Okay – so there is a danger I realize. In this youth obsessed culture it is easy to slide down the slippery slope to compulsion. I well remember the aging evil queens of fairy tales, whose hankering to remain ever young brought mayhem and destruction. Is this simply a vanity project? The last-ditch attempt by a middle-aged woman to hold on to the last straw of youth. Well, perhaps. What can I say?

But really, there is no going back. I no longer believe in the scientific materialist paradigm in which the body is a mechanical system, fated by time and genes to wither and die. Which doesn’t mean I’ve lost my faith in science. Because new discoveries in neurotheology, epigenetics, bio-electrics, and energy medicine are bringing us full circle with the beliefs and practices of the ancient mystics. And they are offering astonishing evidence of our unexplored and innate healing potential.

Studies in the field of epigenetics for example, demonstrate what the ancients already knew, that our cells may be functional vessels, but they are also energy fields of possibility and potential. Our psychology creates an information pattern, or “bio-field” that directly shapes our cells and DNA. With each thought and emotion we hold we produce either stress or healing responses which echo through our biological system, turning disease related genes on or off.

Telomerase

Medical research also documents the efficacy of meditative practices and yoga in improving our longevity. For example, studies on telomerase - the enzyme in cells that repairs the shortening of chromosomes that occurs throughout life reveal that long time meditators like Yogis and Buddhist monks are aging at a slower rate than the rest of us. Studies being done at Stanford University found that people had 30% more telomerase after attending a 500 hour meditation retreat!

Consider also a landmark study conducted by Harvard University, in which researchers demonstrated they were able to reverse the markers of aging.
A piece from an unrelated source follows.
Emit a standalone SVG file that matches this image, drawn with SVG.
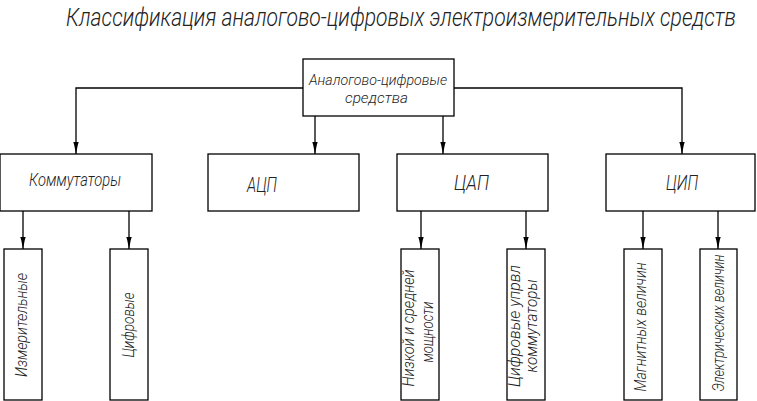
<svg xmlns="http://www.w3.org/2000/svg" width="757" height="401" viewBox="0 0 757 401">
<style>
.box{fill:#fff;stroke:#000;stroke-width:1.3}
.t{font-family:Roboto,"Liberation Sans","DejaVu Sans",sans-serif;font-style:italic;font-weight:300;fill:#222}
.c{fill:none;stroke:#000;stroke-width:1.3}
</style>
<defs>
<marker id="ar" markerUnits="userSpaceOnUse" viewBox="0 0 12 6" refX="12" refY="3" markerWidth="12" markerHeight="6" orient="auto">
<path d="M0,0.3 L3,1.2 L12,3 L3,4.8 L0,5.7 Z" fill="#000"/>
</marker>
</defs>
<rect width="757" height="401" fill="#fff"/>
<text class="t" transform="translate(66,26) scale(1,1.2)" x="0" y="0" font-size="21" textLength="670" lengthAdjust="spacingAndGlyphs">Классификация аналогово-цифровых электроизмерительных средств</text>

<g id="connectors">
<polyline class="c" points="303,88 76,88 76,154" marker-end="url(#ar)"/>
<polyline class="c" points="454,88 682,88 682,154" marker-end="url(#ar)"/>
<line class="c" x1="315" y1="116" x2="315" y2="154" marker-end="url(#ar)"/>
<line class="c" x1="443" y1="116" x2="443" y2="154" marker-end="url(#ar)"/>
<line class="c" x1="23" y1="211" x2="23" y2="249" marker-end="url(#ar)"/>
<line class="c" x1="129" y1="211" x2="129" y2="249" marker-end="url(#ar)"/>
<line class="c" x1="421" y1="211" x2="421" y2="249" marker-end="url(#ar)"/>
<line class="c" x1="526" y1="211" x2="526" y2="249" marker-end="url(#ar)"/>
<line class="c" x1="643" y1="211" x2="643" y2="249" marker-end="url(#ar)"/>
<line class="c" x1="718" y1="211" x2="718" y2="249" marker-end="url(#ar)"/>
</g>

<g id="root">
<rect class="box" x="303" y="59" width="151" height="57"/>
<text class="t" x="309" y="85" font-size="15" textLength="138" lengthAdjust="spacingAndGlyphs">Аналогово-цифровые</text>
<text class="t" x="345" y="103" font-size="15" textLength="63" lengthAdjust="spacingAndGlyphs">средства</text>
</g>

<g id="kommutatory">
<rect class="box" x="0" y="154" width="152" height="57"/>
<text class="t" x="29" y="186" font-size="19" textLength="92" lengthAdjust="spacingAndGlyphs">Коммутаторы</text>
</g>
<g id="acp">
<rect class="box" x="208" y="154" width="151" height="57"/>
<text class="t" x="247" y="192" font-size="21" textLength="30" lengthAdjust="spacingAndGlyphs">АЦП</text>
</g>
<g id="cap">
<rect class="box" x="397" y="154" width="151" height="57"/>
<text class="t" x="454" y="190" font-size="21" textLength="35" lengthAdjust="spacingAndGlyphs">ЦАП</text>
</g>
<g id="cip">
<rect class="box" x="606" y="154" width="149" height="57"/>
<text class="t" x="666" y="190" font-size="21" textLength="32" lengthAdjust="spacingAndGlyphs">ЦИП</text>
</g>

<g id="izmeritelnye">
<rect class="box" x="4" y="249" width="38" height="151"/>
<text class="t" transform="translate(27,325) rotate(-90)" text-anchor="middle" font-size="17" textLength="104" lengthAdjust="spacingAndGlyphs">Измерительные</text>
</g>
<g id="cifrovye">
<rect class="box" x="110" y="249" width="38" height="151"/>
<text class="t" transform="translate(134,325) rotate(-90)" text-anchor="middle" font-size="17" textLength="65" lengthAdjust="spacingAndGlyphs">Цифровые</text>
</g>
<g id="nizkoy">
<rect class="box" x="401" y="249" width="38" height="151"/>
<text class="t" transform="translate(414,328) rotate(-90)" text-anchor="middle" font-size="17" textLength="117" lengthAdjust="spacingAndGlyphs">Низкой и средней</text>
<text class="t" transform="translate(433,332) rotate(-90)" text-anchor="middle" font-size="17" textLength="61" lengthAdjust="spacingAndGlyphs">мощности</text>
</g>
<g id="cifr-upr">
<rect class="box" x="507" y="249" width="38" height="151"/>
<text class="t" transform="translate(520,326) rotate(-90)" text-anchor="middle" font-size="17" textLength="122" lengthAdjust="spacingAndGlyphs">Цифровые  упрвл</text>
<text class="t" transform="translate(537,326) rotate(-90)" text-anchor="middle" font-size="17" textLength="93" lengthAdjust="spacingAndGlyphs">коммутаторы</text>
</g>
<g id="magnitnyh">
<rect class="box" x="624" y="249" width="38" height="151"/>
<text class="t" transform="translate(646,327) rotate(-90)" text-anchor="middle" font-size="17" textLength="129" lengthAdjust="spacingAndGlyphs">Магнитных величин</text>
</g>
<g id="elektricheskih">
<rect class="box" x="700" y="249" width="37" height="151"/>
<text class="t" transform="translate(724,323) rotate(-90)" text-anchor="middle" font-size="16" textLength="137" lengthAdjust="spacingAndGlyphs">Электрических величин</text>
</g>
</svg>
A group of seniors were placed in an environment that recreated the 50′s – a time when they were all in the prime of life. After two weeks their cardiac functioning, strength, hormone levels, blood pressure, eyesight and hearing had all improved.

So I ask you, is it really so outlandish to consider that the body has capabilities we have only begun to discover? Or rediscover? I guess it boils down to this. In a world defined by the search for the perfect pill, I am ready to place my faith in the ultimate placebo, belief itself. 

Ever since the 1950′s, pharmaceutical funded medical trials have shown that sugar pills and sham treatments can heal disease, rejuvenate cells, reverse tissue damage, cure warts and even enlarge breasts. So I’m willing to wager it doesn’t matter whether it’s a sugar pill or an ancient esoteric secret if “I” believe in it – my body will too.

But isn’t this the hardest part? Can I overcome a lifetime of conditioning that tells me aging and disease are inevitable and dictated by our genes? That tell me the fountain of youth is just a fable – woven out of magical thinking and a fear of mortality as old as the hills?

It strikes me that while our ancestors saw their consciousness and the natural environment as all the technology they needed, we now believe we need some cybernetic implant, chemical concoction, miracle ingredient, some cutting edge scientific advancement to vaunt us past death into post-human status.

The goals of Transhumanism (merging man with cybernetics and robotics) have much in common with the ancient enlightenment agendas; the acquisition of superhuman powers, a perfected body, the achievement of immortality. We are still being driven by the same impulse to transmute ourselves into something better, something new and improved. But I wonder – do we really need all the hardware?

That’s why my quest to discover the secrets to vitality is going back to the basics. I’m placing my I bets on the mystical time-honored traditions, with their more natural, accessible and affordable methodologies. Whether I succeed, feel more energized and revitalized, maybe even grow more youthful – who knows? But of this much I am sure – and I quote the great Taoist Sage, Lao Tzu – “When I let go of who I am, I become who I might be.”